Create kubeconfig secret name cluster-autoscaler-mgmt-config-secret in cluster kube-system namespace

kubectl create secret generic cluster-autoscaler-mgmt-config-secret \
--from-file=value=<path to your kubeconfig file> \
-n kube-system

Please do not change the secret name (cluster-autoscaler-mgmt-config-secret) and namespace (kube-system)
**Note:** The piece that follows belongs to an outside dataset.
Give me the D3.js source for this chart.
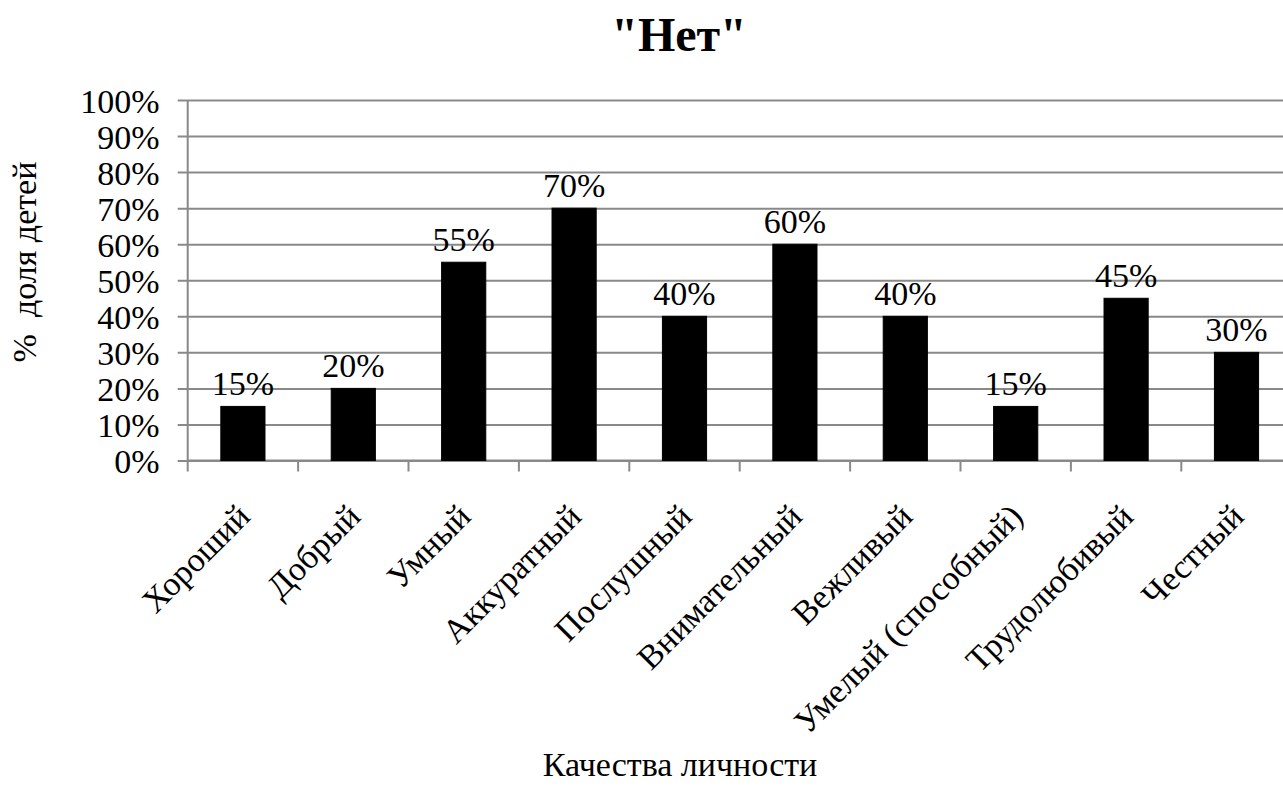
<!DOCTYPE html>
<html>
<head>
<meta charset="utf-8">
<script src="https://cdn.jsdelivr.net/npm/d3@7"></script>
</head>
<body style="margin:0">
<svg id="chart" width="1283" height="796"></svg>
<script>
// Доля детей, ответивших "Нет", по качествам личности
const categories = ["Хороший", "Добрый", "Умный", "Аккуратный", "Послушный",
  "Внимательный", "Вежливый", "Умелый (способный)", "Трудолюбивый", "Честный"];
const values = [0.15, 0.20, 0.55, 0.70, 0.40, 0.60, 0.40, 0.15, 0.45, 0.30];
const yTicks = [0, 0.1, 0.2, 0.3, 0.4, 0.5, 0.6, 0.7, 0.8, 0.9, 1.0];

const chartTitle = '"Нет"';
const xTitle = "Качества личности";
const yTitle = "%  доля детей";

const fontFamilies = ["Liberation Serif", "Times New Roman"];
const fontStack = fontFamilies.map(f => `"${f}"`).join(", ");

const svg = d3.select("#chart");
const gridColor = "#898989";

// общий стиль надписей
function serif(sel, size, weight) {
  return sel
    .attr("font-size", size)
    .attr("font-weight", weight || "normal")
    .style("font-family", fontStack);
}

const plot = { left: 187.7, right: 1291.7, top: 100, bottom: 460.5 };

const x = d3.scaleBand()
  .domain(categories)
  .range([plot.left, plot.right])
  .paddingInner(0.6)
  .paddingOuter(0.3);

const y = d3.scaleLinear().domain([0, 1]).range([plot.bottom, plot.top]);
const pct = d3.format(".0%");

// горизонтальная сетка и деления оси Y
const yAxis = d3.axisLeft(y)
  .tickValues(yTicks)
  .tickFormat(pct)
  .tickSize(-(plot.right - plot.left))
  .tickPadding(28);
const gy = svg.append("g")
  .attr("transform", `translate(${plot.left},0)`)
  .call(yAxis);
gy.attr("font-family", null).attr("font-size", null);
gy.select(".domain").attr("stroke", gridColor).attr("stroke-width", 2)
  .attr("d", `M0,${plot.top}V${plot.bottom}`);
gy.selectAll(".tick line")
  .attr("stroke", gridColor).attr("stroke-width", 2)
  .attr("x1", -10);
serif(gy.selectAll(".tick text"), 34)
  .attr("fill", "#000")
  .attr("dy", "0.36em");

// ось X с делениями между категориями
const step = x.step();
const boundaries = d3.range(categories.length + 1).map(i => x(categories[0]) - x.bandwidth() * 0.75 + i * step);
svg.append("line")
  .attr("x1", plot.left).attr("x2", plot.right)
  .attr("y1", plot.bottom).attr("y2", plot.bottom)
  .attr("stroke", gridColor).attr("stroke-width", 2);
svg.append("g").selectAll("line")
  .data(boundaries)
  .join("line")
  .attr("x1", d => d).attr("x2", d => d)
  .attr("y1", plot.bottom).attr("y2", plot.bottom + 11)
  .attr("stroke", gridColor).attr("stroke-width", 2);

// столбцы
svg.append("g").selectAll("rect")
  .data(values)
  .join("rect")
  .attr("x", (d, i) => x(categories[i]))
  .attr("width", x.bandwidth())
  .attr("y", d => y(d))
  .attr("height", d => y(0) - y(d))
  .attr("fill", "#000")
  .attr("stroke", "#000")
  .attr("stroke-width", 1);

// подписи значений
serif(svg.append("g").selectAll("text")
  .data(values)
  .join("text"), 34)
  .attr("x", (d, i) => x(categories[i]) + x.bandwidth() / 2)
  .attr("y", d => y(d) - 11)
  .attr("text-anchor", "middle")
  .text(d => pct(d));

// подписи категорий под углом 45°
serif(svg.append("g").selectAll("text")
  .data(categories)
  .join("text"), 34)
  .attr("transform", d => `translate(${x(d) + x.bandwidth() / 2 + 9},${plot.bottom + 58}) rotate(-45)`)
  .attr("text-anchor", "end")
  .text(d => d);

// заголовки
serif(svg.append("text"), 48, "bold")
  .attr("x", 679).attr("y", 51)
  .attr("text-anchor", "middle")
  .text(chartTitle);

serif(svg.append("text"), 34)
  .attr("x", 680).attr("y", 776)
  .attr("text-anchor", "middle")
  .text(xTitle);

serif(svg.append("text"), 34)
  .attr("transform", "translate(36,262) rotate(-90)")
  .attr("text-anchor", "middle")
  .style("white-space", "pre")
  .text(yTitle);
</script>
</body>
</html>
Create cluster-autoscaler-values.yaml file

arguments:
  ignoreDaemonsetsUtilization: true
  maxNodeProvisionTime: 15m
  maxNodesTotal: 0 #Leave this value as 0. We will define the max and min number of nodes later.
  metricsPort: 8085
  scaleDownDelayAfterAdd: 10m
  scaleDownDelayAfterDelete: 10s
  scaleDownDelayAfterFailure: 3m
  scaleDownUnneededTime: 10m
clusterConfig:
  clusterName: "demo-autoscale-tkg" #adjust here
  clusterNamespace: "demo-autoscale-tkg-ns" #adjust here
paused: false

Required values:

clusterName: your cluster name
clusterNamespace: your cluster namespace

Install cluster-autoscaler

tanzu package install cluster-autoscaler \
--package cluster-autoscaler.tanzu.vmware.com \
--version <version available> \ #adjust the version listed above to match your kubernetes version
--values-file 'cluster-autoscaler-values.yaml' \
--namespace tkg-system #please do not change, this is default namespace for tanzu package

The cluster-autoscaler will deploy into the kube-system namespace.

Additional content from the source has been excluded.